I have rocked adult children in this chair and talked away their fears and tears. My oldest and one of his friends in particular have made great use of my lap. I make my youngest sit in my lap in this chair just to irritate him.
This chair is the chair that sat next to Raymond's chair all those years. It is the chair where I sat while we discussed our decisions about our life and his death. It is the chair I slept in next to his hospital bed in the living room so I could hold his hand through the night.
It is the chair I mourned Raymond in, day after day, unable to move because my life dreams were over.
It is the chair I sat in next to my Mom while we watched her favorite television shows.
It is the chair I mourned my Mom in and thought about how I was now an orphan and I had no one to turn to for advice.
It is the chair I sit in when I am sick, recovering from surgery, or have such a horrible migraine that I am curled up in a ball and my youngest is doing all he can to help me.
It is also the chair that has springs coming out of the cushion that catch on my socks and cause me to fall to the ground. My handyman and one of the boys who visits often have cut the the springs down to the best of their abilities but I still get poked. The cording is coming off the front of the chair and the plastic pokes and scratches my legs. There is no padding left in the chair. It is a pitiful chair, but still I hang on to it.

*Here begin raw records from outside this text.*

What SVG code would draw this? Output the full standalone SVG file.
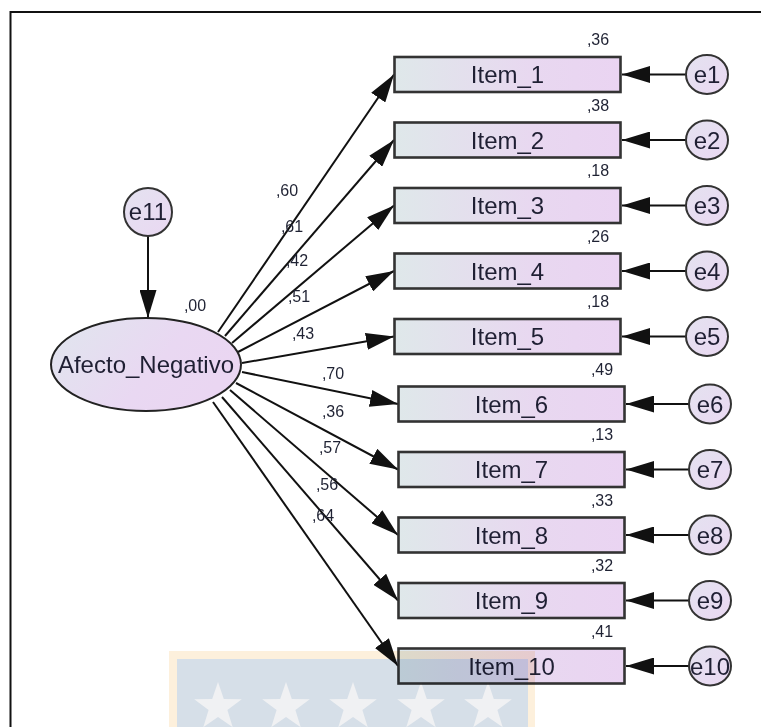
<svg xmlns="http://www.w3.org/2000/svg" width="761" height="727" viewBox="0 0 761 727">
  <style>
    .box { stroke: #333; stroke-width: 2.6; fill: url(#boxFill); }
    .err { stroke: #333; stroke-width: 2; fill: url(#errFill); }
    .lat { stroke: #222; stroke-width: 2; fill: url(#latFill); }
    .lbl { font-family: "Liberation Sans", Arial, sans-serif; font-size: 24px; fill: #1f1f33; text-anchor: middle; }
    .num { font-family: "Liberation Sans", Arial, sans-serif; font-size: 16px; fill: #1f2233; text-anchor: middle; }
    .path { stroke: #111; stroke-width: 2; fill: none; marker-end: url(#head); }
    .frame { stroke: #111; stroke-width: 2; fill: none; }
  </style>
  <defs>
    <linearGradient id="boxFill" x1="0" y1="0" x2="1" y2="0">
      <stop offset="0" stop-color="#dfe8ea"/>
      <stop offset="0.6" stop-color="#e8d8f0"/>
      <stop offset="1" stop-color="#ead4f2"/>
    </linearGradient>
    <linearGradient id="latFill" x1="0" y1="0" x2="1" y2="0.4">
      <stop offset="0" stop-color="#e0e6ee"/>
      <stop offset="0.65" stop-color="#e9d8f2"/>
      <stop offset="1" stop-color="#ead6f2"/>
    </linearGradient>
    <linearGradient id="errFill" x1="0" y1="0" x2="1" y2="1">
      <stop offset="0" stop-color="#e4e2f0"/>
      <stop offset="1" stop-color="#ead8f2"/>
    </linearGradient>
    <marker id="head" markerUnits="userSpaceOnUse" markerWidth="28" markerHeight="17" viewBox="0 0 28 17" refX="28" refY="8.5" orient="auto">
      <path d="M0,0 L28,8.5 L0,17 z" fill="#111"/>
    </marker>
    <path id="star" d="M0,-25 L5.8,-8 L23.8,-7.7 L9.4,3.1 L14.7,20.2 L0,9.9 L-14.7,20.2 L-9.4,3.1 L-23.8,-7.7 L-5.8,-8 z"/>
  </defs>

  <rect width="761" height="727" fill="#fff"/>
  <path class="frame" d="M10.5,727 V12 H761"/>

  <!-- connectors -->
  <g id="connectors">
    <line class="path" x1="148" y1="236" x2="148" y2="318"/>
    <line class="path" x1="218" y1="332" x2="394" y2="74.5"/>
    <line class="path" x1="225" y1="336" x2="394" y2="140"/>
    <line class="path" x1="232" y1="343" x2="394" y2="205.5"/>
    <line class="path" x1="238" y1="352" x2="394" y2="271"/>
    <line class="path" x1="242" y1="363" x2="394" y2="336.5"/>
    <line class="path" x1="242" y1="372" x2="398" y2="404"/>
    <line class="path" x1="236" y1="383" x2="398" y2="469.5"/>
    <line class="path" x1="230" y1="390" x2="398" y2="535"/>
    <line class="path" x1="222" y1="397" x2="398" y2="600.5"/>
    <line class="path" x1="213" y1="402" x2="398" y2="666"/>
    <line class="path" x1="686" y1="74.5" x2="622" y2="74.5"/>
    <line class="path" x1="686" y1="140" x2="622" y2="140"/>
    <line class="path" x1="686" y1="205.5" x2="622" y2="205.5"/>
    <line class="path" x1="686" y1="271" x2="622" y2="271"/>
    <line class="path" x1="686" y1="336.5" x2="622" y2="336.5"/>
    <line class="path" x1="689" y1="404" x2="626" y2="404"/>
    <line class="path" x1="689" y1="469.5" x2="626" y2="469.5"/>
    <line class="path" x1="689" y1="535" x2="626" y2="535"/>
    <line class="path" x1="689" y1="600.5" x2="626" y2="600.5"/>
    <line class="path" x1="689" y1="666" x2="626" y2="666"/>
  </g>

  <!-- path coefficients -->
  <g id="loadings">
    <text class="num" x="287" y="196">,60</text>
    <text class="num" x="292" y="232">,61</text>
    <text class="num" x="297" y="266">,42</text>
    <text class="num" x="299" y="302">,51</text>
    <text class="num" x="303" y="339">,43</text>
    <text class="num" x="333" y="379">,70</text>
    <text class="num" x="333" y="417">,36</text>
    <text class="num" x="330" y="453">,57</text>
    <text class="num" x="327" y="490">,56</text>
    <text class="num" x="323" y="521">,64</text>
  </g>

  <!-- latent factor -->
  <g id="e11">
    <circle class="err" cx="148" cy="212" r="24"/>
    <text class="lbl" x="148" y="220">e11</text>
  </g>
  <g id="Afecto_Negativo">
    <ellipse class="lat" cx="146" cy="364.5" rx="95" ry="46.5"/>
    <text class="lbl" x="146" y="373">Afecto_Negativo</text>
    <text class="num" x="195" y="311">,00</text>
  </g>

  <!-- observed items -->
  <g id="Item_1"><rect class="box" x="394.5" y="57" width="226" height="35"/><text class="lbl" x="507.5" y="83">Item_1</text><text class="num" x="598" y="45">,36</text></g>
  <g id="Item_2"><rect class="box" x="394.5" y="122.5" width="226" height="35"/><text class="lbl" x="507.5" y="148.5">Item_2</text><text class="num" x="598" y="110.5">,38</text></g>
  <g id="Item_3"><rect class="box" x="394.5" y="188" width="226" height="35"/><text class="lbl" x="507.5" y="214">Item_3</text><text class="num" x="598" y="176">,18</text></g>
  <g id="Item_4"><rect class="box" x="394.5" y="253.5" width="226" height="35"/><text class="lbl" x="507.5" y="279.5">Item_4</text><text class="num" x="598" y="241.5">,26</text></g>
  <g id="Item_5"><rect class="box" x="394.5" y="319" width="226" height="35"/><text class="lbl" x="507.5" y="345">Item_5</text><text class="num" x="598" y="307">,18</text></g>
  <g id="Item_6"><rect class="box" x="398.5" y="386.5" width="226" height="35"/><text class="lbl" x="511.5" y="412.5">Item_6</text><text class="num" x="602" y="374.5">,49</text></g>
  <g id="Item_7"><rect class="box" x="398.5" y="452" width="226" height="35"/><text class="lbl" x="511.5" y="478">Item_7</text><text class="num" x="602" y="440">,13</text></g>
  <g id="Item_8"><rect class="box" x="398.5" y="517.5" width="226" height="35"/><text class="lbl" x="511.5" y="543.5">Item_8</text><text class="num" x="602" y="505.5">,33</text></g>
  <g id="Item_9"><rect class="box" x="398.5" y="583" width="226" height="35"/><text class="lbl" x="511.5" y="609">Item_9</text><text class="num" x="602" y="571">,32</text></g>
  <g id="Item_10"><rect class="box" x="398.5" y="648.5" width="226" height="35"/><text class="lbl" x="511.5" y="674.5">Item_10</text><text class="num" x="602" y="636.5">,41</text></g>

  <!-- error terms -->
  <g id="e1"><ellipse class="err" cx="707" cy="74.5" rx="21" ry="19.5"/><text class="lbl" x="707" y="83">e1</text></g>
  <g id="e2"><ellipse class="err" cx="707" cy="140" rx="21" ry="19.5"/><text class="lbl" x="707" y="148.5">e2</text></g>
  <g id="e3"><ellipse class="err" cx="707" cy="205.5" rx="21" ry="19.5"/><text class="lbl" x="707" y="214">e3</text></g>
  <g id="e4"><ellipse class="err" cx="707" cy="271" rx="21" ry="19.5"/><text class="lbl" x="707" y="279.5">e4</text></g>
  <g id="e5"><ellipse class="err" cx="707" cy="336.5" rx="21" ry="19.5"/><text class="lbl" x="707" y="345">e5</text></g>
  <g id="e6"><ellipse class="err" cx="710" cy="404" rx="21" ry="19.5"/><text class="lbl" x="710" y="412.5">e6</text></g>
  <g id="e7"><ellipse class="err" cx="710" cy="469.5" rx="21" ry="19.5"/><text class="lbl" x="710" y="478">e7</text></g>
  <g id="e8"><ellipse class="err" cx="710" cy="535" rx="21" ry="19.5"/><text class="lbl" x="710" y="543.5">e8</text></g>
  <g id="e9"><ellipse class="err" cx="710" cy="600.5" rx="21" ry="19.5"/><text class="lbl" x="710" y="609">e9</text></g>
  <g id="e10"><ellipse class="err" cx="710" cy="666" rx="21" ry="19.5"/><text class="lbl" x="710" y="674.5">e10</text></g>

  <!-- translucent starred band at the bottom -->
  <g style="mix-blend-mode: multiply">
    <rect x="169" y="651" width="366" height="76" fill="#fdf0dc"/>
    <rect x="177" y="659" width="351" height="68" fill="#d6dfe8"/>
    <g fill="#f0f1f3">
      <use href="#star" x="218" y="707"/>
      <use href="#star" x="286" y="707"/>
      <use href="#star" x="353" y="707"/>
      <use href="#star" x="421" y="707"/>
      <use href="#star" x="488" y="707"/>
    </g>
  </g>
</svg>
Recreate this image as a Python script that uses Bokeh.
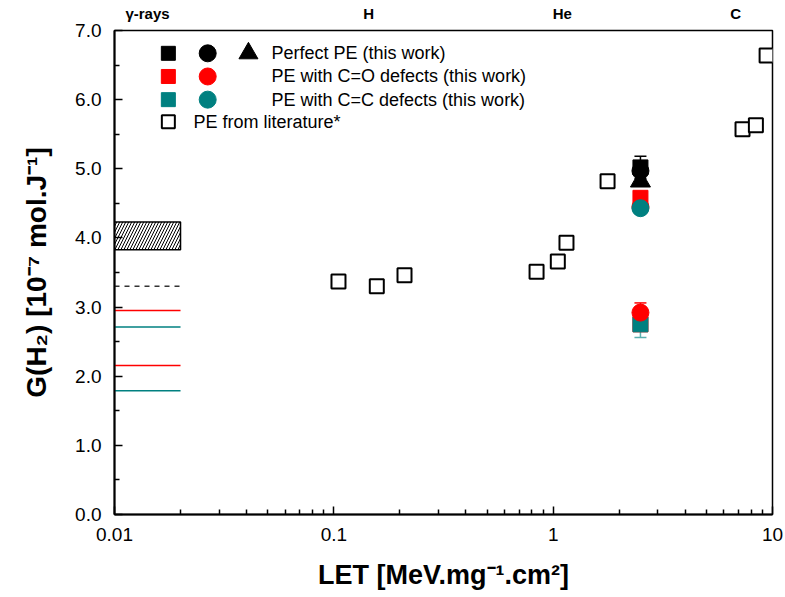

Yesterday, November 23, 2015, I took my youngest shopping because I am buying him a new couch for Christmas. Our third stop was at La-z-boy furniture. We found a couch that we both loved and on clearance so we are all set to go, but wait I tell the salesman, "Do you still have the recliners for short people?" He takes me to the chairs for people my height and I start trying them out. I found one on sale that I love and I ask if it comes in green. I ordered the chair.
I thought I would be sad or have remorse over making such a decision. I came home and sat in my chair and waited. All I felt was happiness. The chair is not what made the memories. It was the interaction between those I love and me.
Until recently I couldn't tell the difference. Talking and listening to an old friend has allowed me to open myself up again. A few years ago I let someone convince me I was worthless, but my old friend has never seen me that way (that I know of) and being around him allows me to remember how I really am if I don't let the doubt creep in.
I am not sure I could have ordered a new chair 60 days ago before I became reacquainted with my old friend.
The new chair feels like a big step for me. As big as going out with my old friend on Halloween, but not nearly as wonderful.
I have no idea how long my old friend will stay in my life this time, but no matter what happens I will always appreciate that our renewed friendship has opened my eyes to what I have been blind to for the last few years. He has reminded me that I have worth. He has allowed me to be myself.